Task to carry out:
Exclude the pictures and return every line exactly as written.

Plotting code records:
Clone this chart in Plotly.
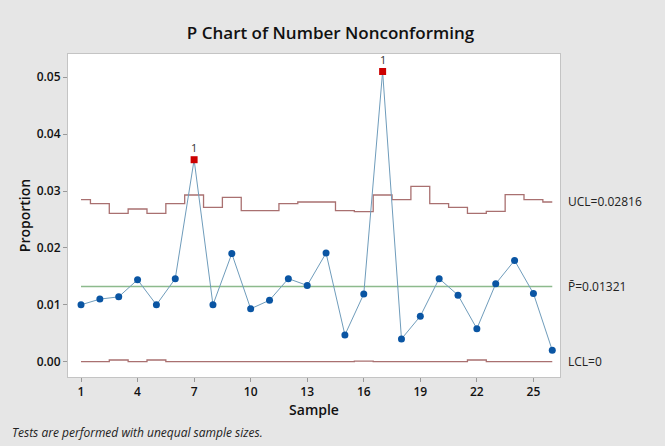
import plotly.graph_objects as go

samples = list(range(1, 27))
proportion = [0.0100, 0.0110, 0.0114, 0.0144, 0.0100, 0.0146, 0.0355, 0.0100, 0.0190, 0.0093,
              0.0108, 0.0146, 0.0134, 0.0191, 0.0047, 0.0119, 0.0510, 0.0040, 0.0080, 0.0146,
              0.0117, 0.0058, 0.0137, 0.0178, 0.0120, 0.0020]
ucl = [0.02847, 0.02777, 0.02608, 0.02684, 0.02608, 0.02777, 0.02930, 0.02713, 0.02889, 0.02654,
       0.02654, 0.02777, 0.02807, 0.02807, 0.02654, 0.02636, 0.02930, 0.02847, 0.03082, 0.02777,
       0.02713, 0.02608, 0.02643, 0.02935, 0.02847, 0.02807]
lcl = [0.0, 0.0, 0.0003, 0.0, 0.0003, 0.0, 0.0, 0.0, 0.0, 0.0,
       0.0, 0.0, 0.0, 0.0, 0.0, 0.0001, 0.0, 0.0, 0.0, 0.0,
       0.0, 0.0003, 0.0, 0.0, 0.0, 0.0]
p_bar = 0.01321
ucl_label = "UCL=0.02816"
p_label = "P\u0304=0.01321"
lcl_label = "LCL=0"
x_ticks = [1, 4, 7, 10, 13, 16, 19, 22, 25]
y_ticks = [0.00, 0.01, 0.02, 0.03, 0.04, 0.05]

FONT = "Open Sans"
limit_color = "#A97070"

out = [p > u for p, u in zip(proportion, ucl)]

fig = go.Figure()
fig.add_trace(go.Scatter(x=samples, y=ucl, mode="lines", line=dict(color=limit_color, width=1.3, shape="hvh"),
                         hoverinfo="skip", showlegend=False))
fig.add_trace(go.Scatter(x=samples, y=lcl, mode="lines", line=dict(color=limit_color, width=1.3, shape="hvh"),
                         hoverinfo="skip", showlegend=False))
fig.add_trace(go.Scatter(x=[samples[0], samples[-1]], y=[p_bar, p_bar], mode="lines",
                         line=dict(color="#8DBA8D", width=1.5), showlegend=False))
fig.add_trace(go.Scatter(x=samples, y=proportion, mode="lines", line=dict(color="#6F9CBB", width=1),
                         showlegend=False))
fig.add_trace(go.Scatter(
    x=samples, y=proportion, mode="markers",
    marker=dict(color=["#CC0000" if o else "#0A55A3" for o in out],
                symbol=["square" if o else "circle" for o in out], size=7),
    showlegend=False))

for s, p, o in zip(samples, proportion, out):
    if o:
        fig.add_annotation(x=s, y=p, xref="x", yref="y", text="1", showarrow=False,
                           yshift=12, font=dict(family=FONT, size=11, color="#333333"))

fig.update_layout(
    width=665, height=446,
    paper_bgcolor="#E6E6E6", plot_bgcolor="white",
    margin=dict(l=68, r=105, t=54, b=69),
    title=dict(text="P Chart of Number Nonconforming", x=0.497, xanchor="center", y=0.925, yanchor="middle",
               font=dict(family=FONT, size=17, color="#111111", weight=600)),
    font=dict(family=FONT, color="#111111"),
)
fig.update_xaxes(range=[0.31, 26.41], tickvals=x_ticks, ticks="outside", ticklen=4, tickcolor="#999999",
                 showgrid=False, zeroline=False, showline=True, mirror=True, linecolor="#C4C4C4",
                 tickfont=dict(family=FONT, size=12, weight=600),
                 title=dict(text="Sample", font=dict(family=FONT, size=14, weight=600), standoff=3))
fig.update_yaxes(range=[-0.00269, 0.05408], tickvals=y_ticks, tickformat=".2f", ticks="outside", ticklen=4,
                 tickcolor="#999999", showgrid=False, zeroline=False, showline=True, mirror=True,
                 linecolor="#C4C4C4", tickfont=dict(family=FONT, size=12, weight=600),
                 title=dict(text="Proportion", font=dict(family=FONT, size=14, weight=600), standoff=2))

for lab, yv in [(ucl_label, ucl[-1]), (p_label, p_bar), (lcl_label, lcl[-1])]:
    fig.add_annotation(x=1.0, xref="paper", xshift=6, y=yv, yref="y", text=lab, showarrow=False,
                       xanchor="left", yanchor="middle", font=dict(family=FONT, size=12, color="#222222"))

fig.add_annotation(x=-58 / 492, xref="paper", y=-55 / 323, yref="paper",
                   text="<i>Tests are performed with unequal sample sizes.</i>",
                   showarrow=False, xanchor="left", yanchor="middle",
                   font=dict(family=FONT, size=12, color="#222222"))

fig.write_html("out.html")
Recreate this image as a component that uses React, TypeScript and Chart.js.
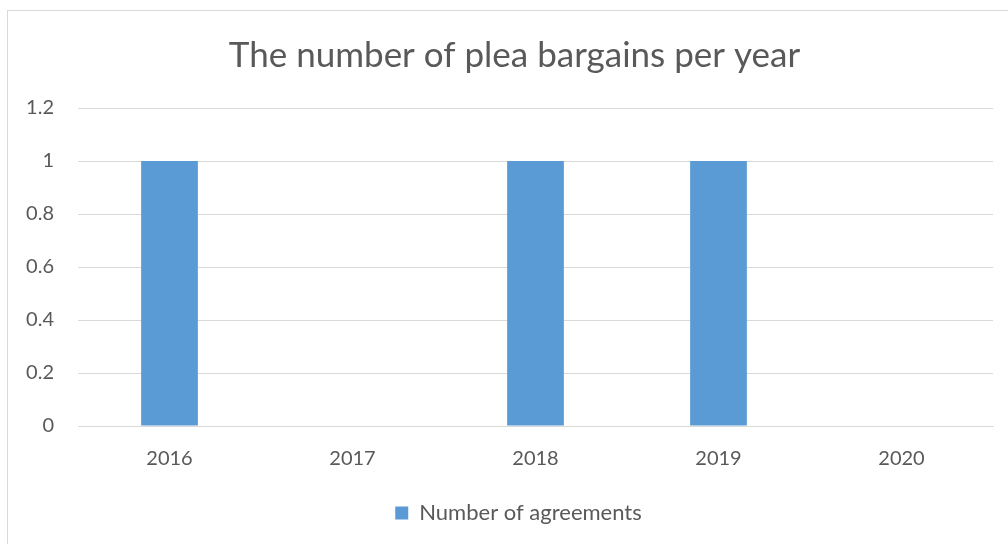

Full response:
Clone this chart in Plotly.
import plotly.graph_objects as go

samples = list(range(1, 27))
proportion = [0.0100, 0.0110, 0.0114, 0.0144, 0.0100, 0.0146, 0.0355, 0.0100, 0.0190, 0.0093,
              0.0108, 0.0146, 0.0134, 0.0191, 0.0047, 0.0119, 0.0510, 0.0040, 0.0080, 0.0146,
              0.0117, 0.0058, 0.0137, 0.0178, 0.0120, 0.0020]
ucl = [0.02847, 0.02777, 0.02608, 0.02684, 0.02608, 0.02777, 0.02930, 0.02713, 0.02889, 0.02654,
       0.02654, 0.02777, 0.02807, 0.02807, 0.02654, 0.02636, 0.02930, 0.02847, 0.03082, 0.02777,
       0.02713, 0.02608, 0.02643, 0.02935, 0.02847, 0.02807]
lcl = [0.0, 0.0, 0.0003, 0.0, 0.0003, 0.0, 0.0, 0.0, 0.0, 0.0,
       0.0, 0.0, 0.0, 0.0, 0.0, 0.0001, 0.0, 0.0, 0.0, 0.0,
       0.0, 0.0003, 0.0, 0.0, 0.0, 0.0]
p_bar = 0.01321
ucl_label = "UCL=0.02816"
p_label = "P\u0304=0.01321"
lcl_label = "LCL=0"
x_ticks = [1, 4, 7, 10, 13, 16, 19, 22, 25]
y_ticks = [0.00, 0.01, 0.02, 0.03, 0.04, 0.05]

FONT = "Open Sans"
limit_color = "#A97070"

out = [p > u for p, u in zip(proportion, ucl)]

fig = go.Figure()
fig.add_trace(go.Scatter(x=samples, y=ucl, mode="lines", line=dict(color=limit_color, width=1.3, shape="hvh"),
                         hoverinfo="skip", showlegend=False))
fig.add_trace(go.Scatter(x=samples, y=lcl, mode="lines", line=dict(color=limit_color, width=1.3, shape="hvh"),
                         hoverinfo="skip", showlegend=False))
fig.add_trace(go.Scatter(x=[samples[0], samples[-1]], y=[p_bar, p_bar], mode="lines",
                         line=dict(color="#8DBA8D", width=1.5), showlegend=False))
fig.add_trace(go.Scatter(x=samples, y=proportion, mode="lines", line=dict(color="#6F9CBB", width=1),
                         showlegend=False))
fig.add_trace(go.Scatter(
    x=samples, y=proportion, mode="markers",
    marker=dict(color=["#CC0000" if o else "#0A55A3" for o in out],
                symbol=["square" if o else "circle" for o in out], size=7),
    showlegend=False))

for s, p, o in zip(samples, proportion, out):
    if o:
        fig.add_annotation(x=s, y=p, xref="x", yref="y", text="1", showarrow=False,
                           yshift=12, font=dict(family=FONT, size=11, color="#333333"))

fig.update_layout(
    width=665, height=446,
    paper_bgcolor="#E6E6E6", plot_bgcolor="white",
    margin=dict(l=68, r=105, t=54, b=69),
    title=dict(text="P Chart of Number Nonconforming", x=0.497, xanchor="center", y=0.925, yanchor="middle",
               font=dict(family=FONT, size=17, color="#111111", weight=600)),
    font=dict(family=FONT, color="#111111"),
)
fig.update_xaxes(range=[0.31, 26.41], tickvals=x_ticks, ticks="outside", ticklen=4, tickcolor="#999999",
                 showgrid=False, zeroline=False, showline=True, mirror=True, linecolor="#C4C4C4",
                 tickfont=dict(family=FONT, size=12, weight=600),
                 title=dict(text="Sample", font=dict(family=FONT, size=14, weight=600), standoff=3))
fig.update_yaxes(range=[-0.00269, 0.05408], tickvals=y_ticks, tickformat=".2f", ticks="outside", ticklen=4,
                 tickcolor="#999999", showgrid=False, zeroline=False, showline=True, mirror=True,
                 linecolor="#C4C4C4", tickfont=dict(family=FONT, size=12, weight=600),
                 title=dict(text="Proportion", font=dict(family=FONT, size=14, weight=600), standoff=2))

for lab, yv in [(ucl_label, ucl[-1]), (p_label, p_bar), (lcl_label, lcl[-1])]:
    fig.add_annotation(x=1.0, xref="paper", xshift=6, y=yv, yref="y", text=lab, showarrow=False,
                       xanchor="left", yanchor="middle", font=dict(family=FONT, size=12, color="#222222"))

fig.add_annotation(x=-58 / 492, xref="paper", y=-55 / 323, yref="paper",
                   text="<i>Tests are performed with unequal sample sizes.</i>",
                   showarrow=False, xanchor="left", yanchor="middle",
                   font=dict(family=FONT, size=12, color="#222222"))

fig.write_html("out.html")
Recreate this image as a component that uses React, TypeScript and Chart.js.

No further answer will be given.